**WHAT YOU NEED TO DO**
Do not repeat pictures. Repeat exactly the lines of the listing below from its first line through the line with "y = d3.scaleLinear().domain([0,100]).range([yBottom, yTop]);".

** start DATA PROVIDED **

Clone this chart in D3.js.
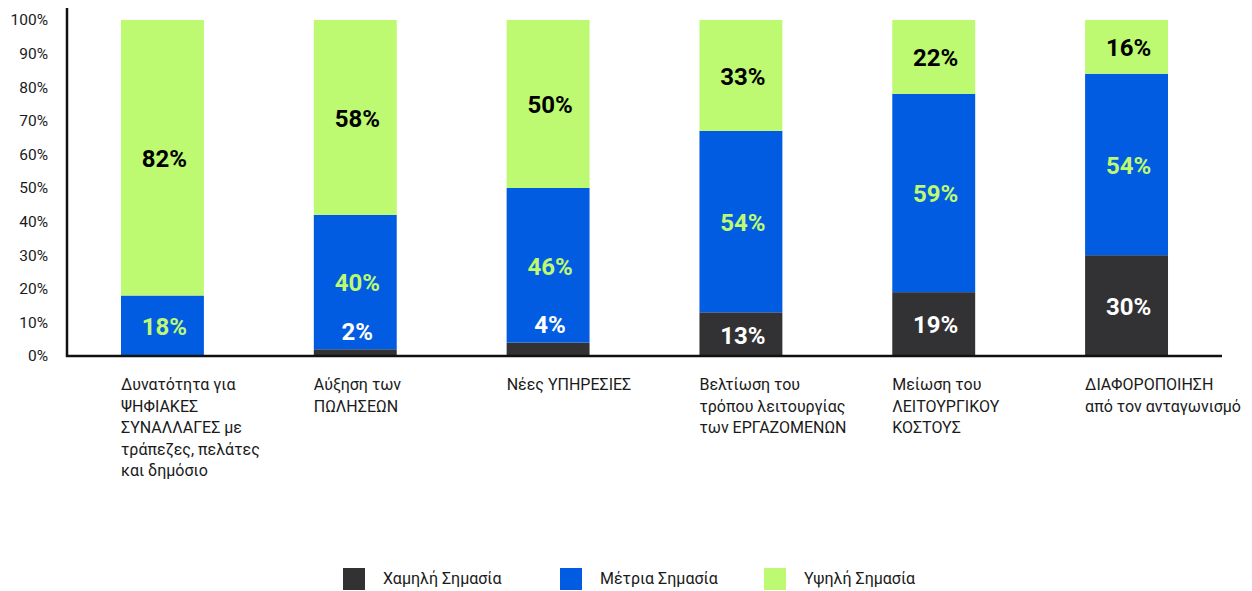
<!DOCTYPE html>
<html><head><meta charset="utf-8">
<script src="https://cdn.jsdelivr.net/npm/d3@7"></script>
<style>
html,body{margin:0;padding:0;background:#fff;}
svg{display:block;font-family:Roboto, "Noto Sans", sans-serif;}
</style></head>
<body><svg id="chart" width="1252" height="591"></svg>
<script>
const categories = [
  ["Δυνατότητα για","ΨΗΦΙΑΚΕΣ","ΣΥΝΑΛΛΑΓΕΣ με","τράπεζες, πελάτες","και δημόσιο"],
  ["Αύξηση των","ΠΩΛΗΣΕΩΝ"],
  ["Νέες ΥΠΗΡΕΣΙΕΣ"],
  ["Βελτίωση του","τρόπου λειτουργίας","των ΕΡΓΑΖΟΜΕΝΩΝ"],
  ["Μείωση του","ΛΕΙΤΟΥΡΓΙΚΟΥ","ΚΟΣΤΟΥΣ"],
  ["ΔΙΑΦΟΡΟΠΟΙΗΣΗ","από τον ανταγωνισμό"]
];
const seriesNames = ["Χαμηλή Σημασία","Μέτρια Σημασία","Υψηλή Σημασία"];
const lowValues    = [0, 2, 4, 13, 19, 30];
const mediumValues = [18, 40, 46, 54, 59, 54];
const highValues   = [82, 58, 50, 33, 22, 16];
const yTicks = [0,10,20,30,40,50,60,70,80,90,100];

const colors = ["#323234", "#025CE2", "#BDF971"];
const labelColors = ["#ffffff", "#BDF971", "#000000"];

const svg = d3.select("#chart");
const xLeft = 67, xRight = 1222, yBottom = 356, yTop = 20;

const rows = categories.map((c,i)=>({i, low:lowValues[i], medium:mediumValues[i], high:highValues[i]}));
const keys = ["low","medium","high"];
const stack = d3.stack().keys(keys)(rows);

const x = d3.scaleBand().domain(d3.range(categories.length)).range([xLeft, xRight])
  .paddingInner(0.57).paddingOuter(0.28);
const y = d3.scaleLinear().domain([0,100]).range([yBottom, yTop]);

// bars
stack.forEach((layer, k) => {
  svg.append("g").selectAll("rect").data(layer).join("rect")
    .attr("x", d => x(d.data.i))
    .attr("width", x.bandwidth())
    .attr("y", d => y(d[1]))
    .attr("height", d => y(d[0]) - y(d[1]))
    .attr("fill", colors[k]);
});

// value labels
stack.forEach((layer, k) => {
  svg.append("g").selectAll("text").data(layer.filter(d => d[1]-d[0] > 0)).join("text")
    .attr("x", d => x(d.data.i) + x.bandwidth()/2 + 2)
    .attr("y", d => {
      const v = d[1]-d[0];
      if (v < 6) return y(d[1]) - 16;
      return (y(d[0]) + y(d[1]))/2 + 3;
    })
    .attr("text-anchor","middle")
    .attr("dominant-baseline","middle")
    .attr("font-size", 24)
    .attr("font-weight", 700)
    .attr("fill", d => (k===0 && d[1]-d[0] < 6) ? "#ffffff" : labelColors[k])
    .text(d => (d[1]-d[0]) + "%");
});

// y axis
const yAxis = d3.axisLeft(y).tickValues(yTicks).tickFormat(d => d + "%").tickSize(0).tickPadding(19);
const yg = svg.append("g").attr("transform", `translate(${xLeft},0)`).call(yAxis);
yg.select(".domain").remove();
yg.selectAll("text").attr("font-size", 15.5).attr("fill", "#1a1a1a").attr("font-family","Roboto, sans-serif");
svg.append("line").attr("x1", xLeft).attr("x2", xLeft).attr("y1", 8).attr("y2", yBottom+1)
  .attr("stroke", "#111").attr("stroke-width", 2.5);

// x axis
const xAxis = d3.axisBottom(x).tickSize(0).tickFormat("");
const xg = svg.append("g").attr("transform", `translate(0,${yBottom})`).call(xAxis);
xg.select(".domain").attr("stroke", "#111").attr("stroke-width", 2.5)
  .attr("d", `M${xLeft-1},0H${xRight}`);

// category labels
categories.forEach((lines, i) => {
  const t = svg.append("text")
    .attr("x", x(i))
    .attr("y", 390)
    .attr("font-size", 16)
    .attr("fill", "#1a1a1a");
  lines.forEach((ln, j) => {
    t.append("tspan").attr("x", x(i)).attr("dy", j===0 ? 0 : 21.6).text(ln);
  });
});

// legend
const legendX = [343, 560, 764];
seriesNames.forEach((name, k) => {
  const g = svg.append("g").attr("transform", `translate(${legendX[k]},568)`);
  g.append("rect").attr("width", 22).attr("height", 22).attr("fill", colors[k]);
  g.append("text").attr("x", 40).attr("y", 12).attr("dominant-baseline","middle")
    .attr("font-size", 16).attr("fill", "#1a1a1a").text(name);
});
</script>
</body></html>
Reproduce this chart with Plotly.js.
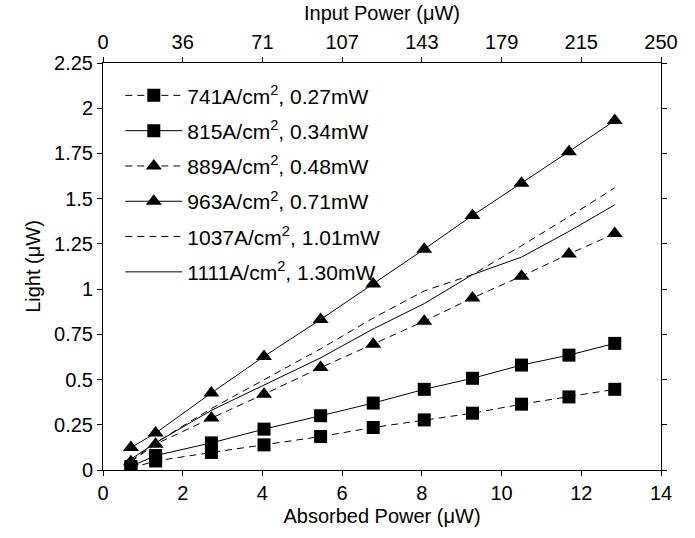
<!DOCTYPE html>
<html>
<head>
<meta charset="utf-8">
<script src="https://cdn.plot.ly/plotly-3.0.1.min.js"></script>
<style>html,body{margin:0;padding:0;background:#fff;}#chart{width:695px;height:538px;}</style>
</head>
<body>
<div id="chart"></div>
<script>
// Absorbed power (µW) – shared x values
const absorbedPower = [0.7, 1.32, 2.72, 4.04, 5.46, 6.78, 8.06, 9.27, 10.5, 11.69, 12.84];
// Light output (µW) per current density
const light741  = [0.01, 0.05, 0.097, 0.139, 0.185, 0.235, 0.277, 0.314, 0.364, 0.404, 0.446];
const light815  = [0.02, 0.08, 0.15, 0.226, 0.30, 0.37, 0.446, 0.507, 0.580, 0.635, 0.700];
const light889  = [0.045, 0.143, 0.287, 0.419, 0.566, 0.695, 0.823, 0.951, 1.071, 1.194, 1.307];
const light963  = [0.124, 0.204, 0.426, 0.628, 0.832, 1.028, 1.221, 1.407, 1.585, 1.76, 1.932];
const light1037 = [0.05, 0.15, 0.34, 0.50, 0.67, 0.84, 0.99, 1.08, 1.24, 1.40, 1.56];
const light1111 = [0.06, 0.15, 0.33, 0.47, 0.62, 0.78, 0.92, 1.08, 1.177, 1.319, 1.466];
const seriesNames = [
  "741A/cm<sup>2</sup>, 0.27mW",
  "815A/cm<sup>2</sup>, 0.34mW",
  "889A/cm<sup>2</sup>, 0.48mW",
  "963A/cm<sup>2</sup>, 0.71mW",
  "1037A/cm<sup>2</sup>, 1.01mW",
  "1111A/cm<sup>2</sup>, 1.30mW"
];
// Top axis (input power, µW)
const inputTickLabels = ["0", "36", "71", "107", "143", "179", "215", "250"];
const inputMax = 250;

const FONT = "Liberation Sans, Arial, Helvetica, sans-serif";
const DASH = "7px,5px";

function tr(y, name, dash, symbol, size, i) {
  const t = {
    x: absorbedPower, y: y, name: name, type: "scatter",
    legendgroup: "g" + i,
    mode: symbol ? "lines+markers" : "lines",
    line: {color: "#000", width: 1, dash: dash},
    hoverinfo: "x+y"
  };
  if (symbol) t.marker = {symbol: symbol, size: size, color: "#000"};
  return t;
}

const traces = [
  tr(light741, seriesNames[0], DASH, "square", 13, 0),
  tr(light815, seriesNames[1], "solid", "square", 13, 1),
  tr(light889, seriesNames[2], DASH, "triangle-up", 14, 2),
  tr(light963, seriesNames[3], "solid", "triangle-up", 14, 3),
  tr(light1037, seriesNames[4], DASH, null, 0, 4),
  tr(light1111, seriesNames[5], "solid", null, 0, 5),
  {x: [0, inputMax], y: [null, null], xaxis: "x2", yaxis: "y", type: "scatter",
   mode: "markers", showlegend: false, hoverinfo: "skip", marker: {opacity: 0}}
];

const inputTickVals = inputTickLabels.map((_, k) => k * inputMax / (inputTickLabels.length - 1));

const axisCommon = {
  showgrid: false, zeroline: false, showline: true, linecolor: "#000", linewidth: 1,
  ticks: "outside", ticklen: 5, tickwidth: 1, tickcolor: "#000",
  tickfont: {family: FONT, size: 20, color: "#000"}
};

const layout = {
  width: 695, height: 538,
  margin: {l: 103, r: 34, t: 63, b: 68},
  paper_bgcolor: "#fff", plot_bgcolor: "#fff",
  font: {family: FONT, size: 20, color: "#000"},
  showlegend: true,
  legend: {
    x: 0.031, y: 0.97, xanchor: "left", yanchor: "top",
    bgcolor: "rgba(0,0,0,0)", borderwidth: 0,
    traceorder: "grouped", tracegroupgap: 5,
    itemwidth: 57,
    font: {family: FONT, size: 21, color: "#000"}
  },
  xaxis: Object.assign({}, axisCommon, {
    range: [0, 14], dtick: 2, tick0: 0, mirror: "ticks",
    title: {text: "Absorbed Power (μW)", font: {family: FONT, size: 20}, standoff: 5}
  }),
  xaxis2: Object.assign({}, axisCommon, {
    overlaying: "x", side: "top", range: [0, inputMax],
    tickmode: "array", tickvals: inputTickVals, ticktext: inputTickLabels,
    title: {text: "Input Power (μW)", font: {family: FONT, size: 20}, standoff: 5}
  }),
  yaxis: Object.assign({}, axisCommon, {
    range: [0, 2.25], dtick: 0.25, tick0: 0, mirror: "ticks",
    title: {text: "Light (μW)", font: {family: FONT, size: 20}, standoff: 8}
  })
};

Plotly.newPlot("chart", traces, layout, {displayModeBar: false, staticPlot: true});
</script>
</body>
</html>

** end DATA PROVIDED **

**RESULT OF THE EXERCISE**
Clone this chart in D3.js.
<!DOCTYPE html>
<html><head><meta charset="utf-8">
<script src="https://cdn.jsdelivr.net/npm/d3@7"></script>
<style>
html,body{margin:0;padding:0;background:#fff;}
svg{display:block;font-family:Roboto, "Noto Sans", sans-serif;}
</style></head>
<body><svg id="chart" width="1252" height="591"></svg>
<script>
const categories = [
  ["Δυνατότητα για","ΨΗΦΙΑΚΕΣ","ΣΥΝΑΛΛΑΓΕΣ με","τράπεζες, πελάτες","και δημόσιο"],
  ["Αύξηση των","ΠΩΛΗΣΕΩΝ"],
  ["Νέες ΥΠΗΡΕΣΙΕΣ"],
  ["Βελτίωση του","τρόπου λειτουργίας","των ΕΡΓΑΖΟΜΕΝΩΝ"],
  ["Μείωση του","ΛΕΙΤΟΥΡΓΙΚΟΥ","ΚΟΣΤΟΥΣ"],
  ["ΔΙΑΦΟΡΟΠΟΙΗΣΗ","από τον ανταγωνισμό"]
];
const seriesNames = ["Χαμηλή Σημασία","Μέτρια Σημασία","Υψηλή Σημασία"];
const lowValues    = [0, 2, 4, 13, 19, 30];
const mediumValues = [18, 40, 46, 54, 59, 54];
const highValues   = [82, 58, 50, 33, 22, 16];
const yTicks = [0,10,20,30,40,50,60,70,80,90,100];

const colors = ["#323234", "#025CE2", "#BDF971"];
const labelColors = ["#ffffff", "#BDF971", "#000000"];

const svg = d3.select("#chart");
const xLeft = 67, xRight = 1222, yBottom = 356, yTop = 20;

const rows = categories.map((c,i)=>({i, low:lowValues[i], medium:mediumValues[i], high:highValues[i]}));
const keys = ["low","medium","high"];
const stack = d3.stack().keys(keys)(rows);

const x = d3.scaleBand().domain(d3.range(categories.length)).range([xLeft, xRight])
  .paddingInner(0.57).paddingOuter(0.28);
const y = d3.scaleLinear().domain([0,100]).range([yBottom, yTop]);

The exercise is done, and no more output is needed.